REQUIRED WORK:
Starting at the top of the listing, extract every line up to and including the one with "SPINE = '#8a8a8a'". Pictures stay out of the copy.

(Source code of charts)
__________________________________________________

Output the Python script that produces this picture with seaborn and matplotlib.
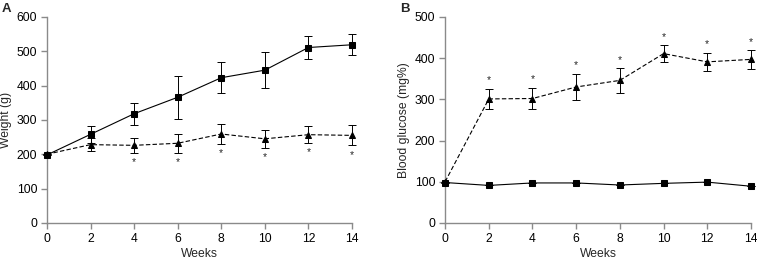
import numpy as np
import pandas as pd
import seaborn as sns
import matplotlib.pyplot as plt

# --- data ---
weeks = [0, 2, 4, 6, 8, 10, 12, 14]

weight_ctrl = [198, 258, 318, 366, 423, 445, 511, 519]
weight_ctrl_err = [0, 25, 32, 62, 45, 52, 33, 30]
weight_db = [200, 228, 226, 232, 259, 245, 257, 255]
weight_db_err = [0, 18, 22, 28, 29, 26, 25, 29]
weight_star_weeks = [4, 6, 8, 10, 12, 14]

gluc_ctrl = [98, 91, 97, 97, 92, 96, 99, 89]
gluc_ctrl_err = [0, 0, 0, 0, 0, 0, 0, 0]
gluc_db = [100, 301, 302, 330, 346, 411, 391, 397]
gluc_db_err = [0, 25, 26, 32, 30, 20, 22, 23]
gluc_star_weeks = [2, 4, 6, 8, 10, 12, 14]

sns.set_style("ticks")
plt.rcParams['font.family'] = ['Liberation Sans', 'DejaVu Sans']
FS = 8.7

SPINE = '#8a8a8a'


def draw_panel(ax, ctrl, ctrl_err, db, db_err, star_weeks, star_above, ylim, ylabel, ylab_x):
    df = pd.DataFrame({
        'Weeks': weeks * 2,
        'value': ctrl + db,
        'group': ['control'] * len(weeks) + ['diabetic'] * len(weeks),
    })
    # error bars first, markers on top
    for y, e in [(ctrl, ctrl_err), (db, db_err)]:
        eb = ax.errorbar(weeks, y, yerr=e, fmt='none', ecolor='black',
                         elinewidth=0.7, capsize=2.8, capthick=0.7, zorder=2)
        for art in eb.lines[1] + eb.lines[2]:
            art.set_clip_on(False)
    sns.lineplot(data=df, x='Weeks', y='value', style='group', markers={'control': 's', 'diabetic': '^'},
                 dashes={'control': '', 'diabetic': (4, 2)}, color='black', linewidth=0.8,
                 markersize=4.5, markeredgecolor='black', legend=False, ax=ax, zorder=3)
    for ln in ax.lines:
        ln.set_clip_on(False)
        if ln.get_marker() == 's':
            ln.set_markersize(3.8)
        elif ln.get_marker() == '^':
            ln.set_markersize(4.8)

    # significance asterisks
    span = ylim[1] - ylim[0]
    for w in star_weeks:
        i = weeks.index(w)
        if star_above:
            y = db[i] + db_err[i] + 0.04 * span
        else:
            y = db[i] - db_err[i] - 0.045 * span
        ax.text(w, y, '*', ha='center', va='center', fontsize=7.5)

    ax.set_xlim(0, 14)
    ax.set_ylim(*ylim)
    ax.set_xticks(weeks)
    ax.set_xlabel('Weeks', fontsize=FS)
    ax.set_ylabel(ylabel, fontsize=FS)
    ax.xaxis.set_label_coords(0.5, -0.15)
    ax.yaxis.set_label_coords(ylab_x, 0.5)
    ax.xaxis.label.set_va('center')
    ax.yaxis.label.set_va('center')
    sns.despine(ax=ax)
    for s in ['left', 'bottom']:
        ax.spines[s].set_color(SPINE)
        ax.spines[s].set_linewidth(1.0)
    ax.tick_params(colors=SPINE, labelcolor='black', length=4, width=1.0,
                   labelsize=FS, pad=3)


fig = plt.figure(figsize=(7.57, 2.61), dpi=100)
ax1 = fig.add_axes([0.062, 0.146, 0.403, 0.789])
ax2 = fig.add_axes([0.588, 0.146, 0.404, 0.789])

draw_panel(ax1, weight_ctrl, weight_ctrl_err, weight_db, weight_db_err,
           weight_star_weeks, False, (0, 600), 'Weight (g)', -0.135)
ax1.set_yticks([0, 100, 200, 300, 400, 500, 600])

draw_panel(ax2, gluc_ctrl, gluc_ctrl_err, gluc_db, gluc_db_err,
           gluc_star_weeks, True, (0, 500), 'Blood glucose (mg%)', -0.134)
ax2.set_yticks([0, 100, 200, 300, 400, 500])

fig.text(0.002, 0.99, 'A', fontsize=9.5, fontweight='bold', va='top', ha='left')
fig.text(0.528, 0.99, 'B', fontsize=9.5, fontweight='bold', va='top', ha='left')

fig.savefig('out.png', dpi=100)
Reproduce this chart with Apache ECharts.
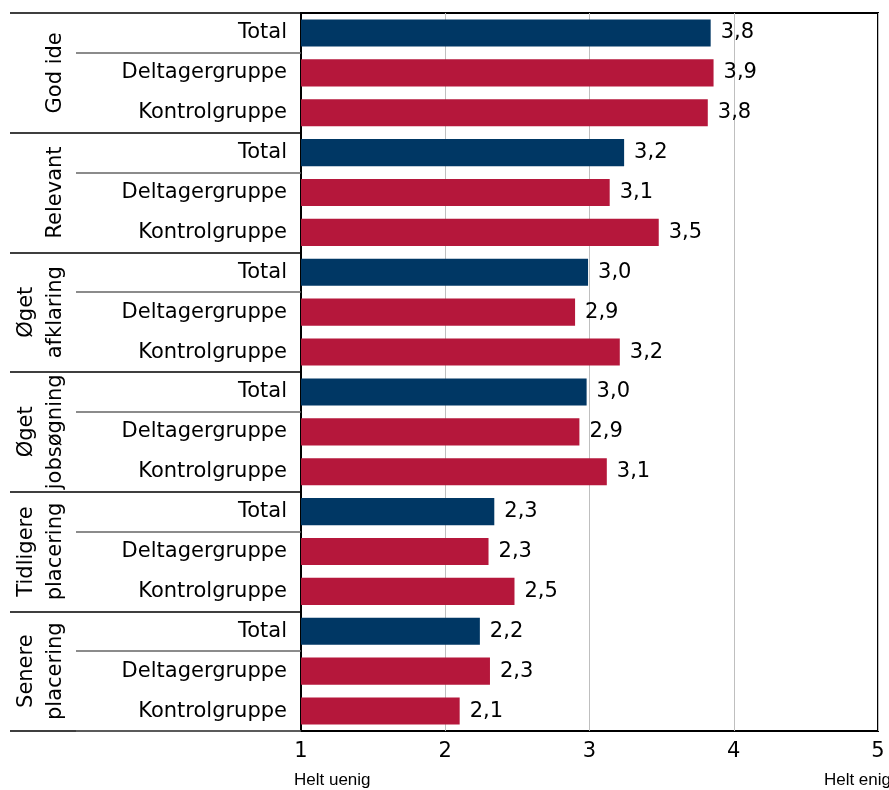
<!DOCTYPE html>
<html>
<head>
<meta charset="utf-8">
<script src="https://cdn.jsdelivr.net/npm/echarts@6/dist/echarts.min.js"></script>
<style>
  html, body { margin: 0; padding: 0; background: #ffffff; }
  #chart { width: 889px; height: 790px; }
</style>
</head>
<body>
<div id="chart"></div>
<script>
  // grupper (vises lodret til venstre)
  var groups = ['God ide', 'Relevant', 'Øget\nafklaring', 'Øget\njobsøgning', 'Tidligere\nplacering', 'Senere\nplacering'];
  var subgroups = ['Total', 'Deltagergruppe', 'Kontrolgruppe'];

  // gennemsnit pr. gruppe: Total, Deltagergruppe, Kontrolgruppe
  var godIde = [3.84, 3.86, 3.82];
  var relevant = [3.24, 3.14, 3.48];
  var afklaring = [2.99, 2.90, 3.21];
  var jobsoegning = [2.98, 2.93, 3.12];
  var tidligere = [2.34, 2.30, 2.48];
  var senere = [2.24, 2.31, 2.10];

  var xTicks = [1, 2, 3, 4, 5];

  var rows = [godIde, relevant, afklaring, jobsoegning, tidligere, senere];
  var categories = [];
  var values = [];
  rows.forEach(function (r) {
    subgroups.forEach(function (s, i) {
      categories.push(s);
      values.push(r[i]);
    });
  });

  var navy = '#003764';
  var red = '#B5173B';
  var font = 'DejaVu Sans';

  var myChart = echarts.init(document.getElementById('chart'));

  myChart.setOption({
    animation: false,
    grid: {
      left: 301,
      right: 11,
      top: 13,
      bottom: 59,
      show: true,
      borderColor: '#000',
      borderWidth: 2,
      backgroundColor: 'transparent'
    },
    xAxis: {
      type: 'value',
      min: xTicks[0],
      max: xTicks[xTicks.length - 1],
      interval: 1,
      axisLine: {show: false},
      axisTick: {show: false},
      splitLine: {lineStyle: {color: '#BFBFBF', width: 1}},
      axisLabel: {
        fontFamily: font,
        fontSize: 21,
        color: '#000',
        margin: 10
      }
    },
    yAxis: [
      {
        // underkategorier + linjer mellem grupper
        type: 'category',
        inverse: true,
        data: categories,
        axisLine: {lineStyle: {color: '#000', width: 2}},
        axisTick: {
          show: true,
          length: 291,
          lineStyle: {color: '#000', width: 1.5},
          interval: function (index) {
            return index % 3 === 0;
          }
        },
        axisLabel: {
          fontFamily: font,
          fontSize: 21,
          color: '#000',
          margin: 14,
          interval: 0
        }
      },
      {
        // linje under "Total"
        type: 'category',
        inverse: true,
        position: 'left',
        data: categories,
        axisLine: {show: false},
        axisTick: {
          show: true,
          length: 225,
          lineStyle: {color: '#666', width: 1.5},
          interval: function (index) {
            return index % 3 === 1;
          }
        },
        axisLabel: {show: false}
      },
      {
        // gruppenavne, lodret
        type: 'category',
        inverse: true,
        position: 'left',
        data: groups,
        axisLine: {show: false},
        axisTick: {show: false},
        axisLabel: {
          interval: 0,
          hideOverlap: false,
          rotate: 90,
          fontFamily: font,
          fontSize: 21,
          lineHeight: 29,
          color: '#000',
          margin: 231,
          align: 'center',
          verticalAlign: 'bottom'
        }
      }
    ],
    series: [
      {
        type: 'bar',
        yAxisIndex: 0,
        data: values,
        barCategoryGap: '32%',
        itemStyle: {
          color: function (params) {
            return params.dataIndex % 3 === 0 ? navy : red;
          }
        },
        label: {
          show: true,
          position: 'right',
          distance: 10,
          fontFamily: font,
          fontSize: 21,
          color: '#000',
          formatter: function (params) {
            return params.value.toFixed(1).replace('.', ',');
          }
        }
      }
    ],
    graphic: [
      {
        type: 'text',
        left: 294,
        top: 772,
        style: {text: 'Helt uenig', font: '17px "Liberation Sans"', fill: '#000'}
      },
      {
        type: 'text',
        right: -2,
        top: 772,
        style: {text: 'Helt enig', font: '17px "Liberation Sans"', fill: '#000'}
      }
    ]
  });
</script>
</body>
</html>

__________________________________________________

RESULT OF THIS EXERCISE:
Output the Python script that produces this picture with seaborn and matplotlib.
import numpy as np
import pandas as pd
import seaborn as sns
import matplotlib.pyplot as plt

# --- data ---
weeks = [0, 2, 4, 6, 8, 10, 12, 14]

weight_ctrl = [198, 258, 318, 366, 423, 445, 511, 519]
weight_ctrl_err = [0, 25, 32, 62, 45, 52, 33, 30]
weight_db = [200, 228, 226, 232, 259, 245, 257, 255]
weight_db_err = [0, 18, 22, 28, 29, 26, 25, 29]
weight_star_weeks = [4, 6, 8, 10, 12, 14]

gluc_ctrl = [98, 91, 97, 97, 92, 96, 99, 89]
gluc_ctrl_err = [0, 0, 0, 0, 0, 0, 0, 0]
gluc_db = [100, 301, 302, 330, 346, 411, 391, 397]
gluc_db_err = [0, 25, 26, 32, 30, 20, 22, 23]
gluc_star_weeks = [2, 4, 6, 8, 10, 12, 14]

sns.set_style("ticks")
plt.rcParams['font.family'] = ['Liberation Sans', 'DejaVu Sans']
FS = 8.7

SPINE = '#8a8a8a'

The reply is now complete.